According to a recent memo sent to top political supporters, Democratic presidential aspirant Dick Gephardt plans to " 'reintroduce' himself to America not solely as a Washington figure, but as a Midwestern success story, who has taken the values and lessons learned from his parents, teachers and community and forcefully applied them to his politics and ideas." Apparently, this is necessary so that the former House minority leader can "break out of the congressional box he has been required to operate in." If Mr. Gephardt plans to return to his roots, then that should come as good news. After all, when the Missourian first came to Congress, his views were far more in line with the political mainstream. For starters, he was a dedicated pro-lifer and anti-taxer. As a freshman, he landed a coveted spot on the powerful Ways and Means Committee, later supporting the deep tax cuts of Ronald Reagan in 1981 and cosponsoring the House version of a sweeping overhaul of the tax code that would pass in 1986.

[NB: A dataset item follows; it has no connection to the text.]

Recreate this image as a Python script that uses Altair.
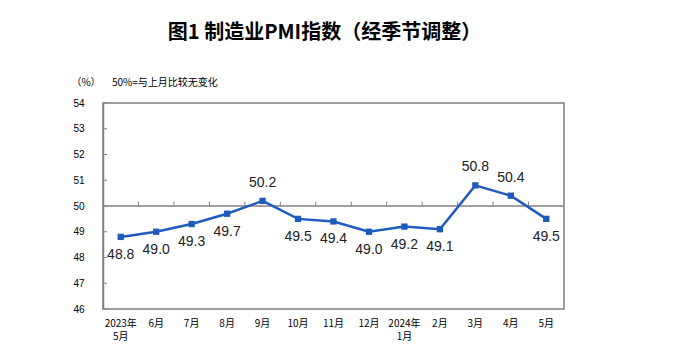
import altair as alt
import pandas as pd

title_text = "图1  制造业PMI指数（经季节调整）"
unit_text = ["（%）"]
note_text = ["50%=与上月比较无变化"]
months = ["2023年\n5月", "6月", "7月", "8月", "9月", "10月", "11月", "12月",
          "2024年\n1月", "2月", "3月", "4月", "5月"]
pmi = [48.8, 49.0, 49.3, 49.7, 50.2, 49.5, 49.4, 49.0, 49.2, 49.1, 50.8, 50.4, 49.5]
y_ticks = [46, 47, 48, 49, 50, 51, 52, 53, 54]
baseline = 50

blue = "#1f5bbd"
gray = "#808080"

df = pd.DataFrame({"month": months, "pmi": pmi, "label": [f"{v:.1f}" for v in pmi]})
tick_df = pd.DataFrame({"month": months[1:], "pmi": [baseline] * 12, "y1": [baseline + 0.17] * 12})
yt_df = pd.DataFrame({"pmi": y_ticks})
b_df = pd.DataFrame({"pmi": [baseline]})

xscale = alt.Scale(type="band", domain=months, paddingInner=0, paddingOuter=0)
yscale = alt.Scale(domain=[y_ticks[0], y_ticks[-1]], nice=False, zero=False)

x_axis = alt.Axis(title=None, labelExpr="split(datum.label, '\\n')", labelAngle=0,
                  ticks=False, domain=False, labelFont="Noto Sans CJK SC", labelFontSize=10,
                  labelPadding=9, labelLineHeight=13, labelColor="#000")
y_axis = alt.Axis(title=None, values=y_ticks, ticks=False, grid=False, domainColor=gray,
                  domainWidth=1.5, labelPadding=19, labelFontSize=10,
                  labelFont="Liberation Sans", labelColor="#000")


def X(bp=0.5):
    return alt.X("month:N", scale=xscale, sort=None, axis=x_axis, bandPosition=bp)


def Y():
    return alt.Y("pmi:Q", scale=yscale, axis=y_axis)


base = alt.Chart(df)

line = base.mark_line(color=blue, strokeWidth=2.5,
                      point=alt.OverlayMarkDef(shape="square", size=40, filled=True, color=blue)).encode(
    x=X(), y=Y())

rule50 = alt.Chart(b_df).mark_rule(color=gray, strokeWidth=1.5).encode(y=Y())

ticks50 = alt.Chart(tick_df).mark_rule(color=gray, strokeWidth=1).encode(
    x=X(0), y=Y(), y2="y1:Q")

yticks = alt.Chart(yt_df).mark_rule(color=gray, strokeWidth=1).encode(
    x=alt.value(0), x2=alt.value(4), y=Y())

labels_up = base.transform_filter(f"datum.pmi > {baseline}").mark_text(
    dy=-18, fontSize=14, font="Liberation Sans", color="#222").encode(x=X(), y=Y(), text="label:N")
labels_down = base.transform_filter(f"datum.pmi <= {baseline}").mark_text(
    dy=18, fontSize=14, font="Liberation Sans", color="#222").encode(x=X(), y=Y(), text="label:N")

unit = alt.Chart(pd.DataFrame({"t": unit_text})).mark_text(
    fontSize=10, font="Noto Sans CJK SC", color="#000", align="center").encode(
    text="t:N", x=alt.value(-17), y=alt.value(-20))
note = alt.Chart(pd.DataFrame({"t": note_text})).mark_text(
    fontSize=10, font="Noto Sans CJK SC", color="#000", align="left").encode(
    text="t:N", x=alt.value(9), y=alt.value(-20))

chart = alt.layer(rule50, ticks50, yticks, line, labels_up, labels_down, unit, note).properties(
    width=461, height=206,
    title=alt.Title(title_text, fontSize=20, font="Noto Sans CJK SC", fontWeight="bold",
                    anchor="middle", offset=35, dx=-9, color="#000"),
    autosize=alt.AutoSizeParams(type="none"),
    padding={"left": 95, "top": 95, "right": 20, "bottom": 40},
).configure_view(stroke=gray, strokeWidth=1.5)

chart.save("out.html", embed_options={"renderer": "svg", "actions": False})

Mr. Gephardt distinguished himself from the party's liberal wing in other areas, too, such as opposing increases in the minimum-wage and federal busing initiatives. So concerned was Mr. Gephardt that moderates in the party were not having their voice heard in the imperiously liberal House that he helped found the Democratic Leadership Council.
But, if Mr. Gephardt plans to reintroduce himself, somehow we doubt he'll find the campaign trail so liberating. After all, it was during his only bid for president in 1988 that Mr. Gephardt lurched to the left. In an effort to secure the union vote in the all-important Iowa caucus, Mr. Gephardt suddenly decided he was against free trade. To appease other liberal interest groups, he flip-flopped on abortion, and offered only tepid support for his own tax-reform bill. He came out in support of the minimum wage.
In Iowa, at least, the makeover worked; Mr. Gephardt narrowly led the Democratic field with 31 percent of the vote. But his sudden liberal conversion hurt him badly in the second primary contest, in New Hampshire, and Mr. Gephardt's campaign never recovered. Neither, it seems, did Mr. Gephardt.
Of course, as with his first reintroduction, Mr. Gephardt's upcoming effort has nothing to do with his own convictions and everything to do with his ambitions. If the former leader of House Democrats now finds himself in a box, it is a box that he created himself.